Return the result in bullet points.
"""

# Simulated response
suggestions = [
    "Add experience or coursework related to NLP in healthcare if applicable.",
    "Mention any experience with cloud platforms (AWS, GCP, Azure) explicitly.",
    "Include examples of collaboration with cross-functional teams, especially software engineers."
]

# Display the suggestions
print("Resume Improvement Suggestions:\n")
for s in suggestions:
    print(f"- {s}")


Resume Improvement Suggestions:

- Add experience or coursework related to NLP in healthcare if applicable.
- Mention any experience with cloud platforms (AWS, GCP, Azure) explicitly.
- Include examples of collaboration with cross-functional teams, especially software engineers.


## Summary

In this project, a simple prototype of an AI-powered assistant was built for the purpose of helping people explore how well their resume matches job descriptions, and what they might improve. 

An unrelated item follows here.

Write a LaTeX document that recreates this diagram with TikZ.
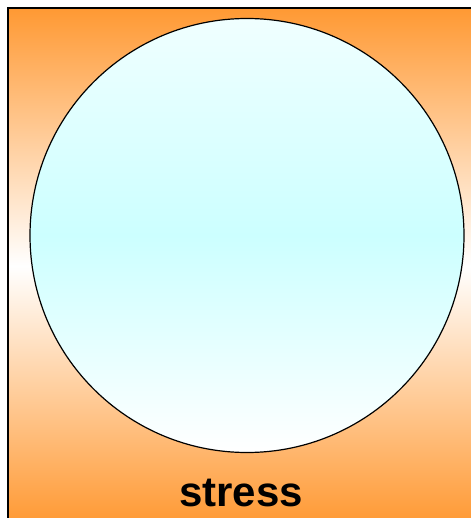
\documentclass[tikz,border=0pt]{standalone}
\usepackage{fontspec}
\setmainfont{Liberation Sans}
\definecolor{orng}{RGB}{255,153,51}
\definecolor{cyanmid}{RGB}{204,255,255}
\definecolor{cyantop}{RGB}{240,255,255}
\tikzset{
  panel/.style={top color=orng, bottom color=orng, middle color=white},
  edge/.style={draw=black, line width=2bp},
  ball/.style={draw=black, line width=1.2bp, top color=cyantop, bottom color=white, middle color=cyanmid},
  caption/.style={font=\bfseries\fontsize{42bp}{46bp}\selectfont, text=black, inner sep=0pt}
}
\begin{document}
\begin{tikzpicture}[x=1bp,y=-1bp]
\useasboundingbox (0,0) rectangle (471,518);
\path[panel] (8,8) rectangle (480,524);
\draw[edge] (8,520) -- (8,8) -- (480,8);
\node[ball, circle, minimum size=434bp, inner sep=0pt] (c) at (247,235.5) {};
\node[caption, anchor=base] (t) at (241,506) {stress};
\end{tikzpicture}
\end{document}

Using a combination of text understanding, structured generation, and vector similarity, we were able to:
- Parse a resumes and job descriptions (document understanding)
- Use LLMs to generate clean, usable JSON (structured output) 
- Semantically match resumes with job roles (embeddings + vector search)
- Provide personalized, intelligent, and actionable resume improvement suggestions (few-shot prompting)

This project simulates how modern ML systems streamline recruiting and personal branding, and demonstrates how generative AI can play a role in building smarter career tools.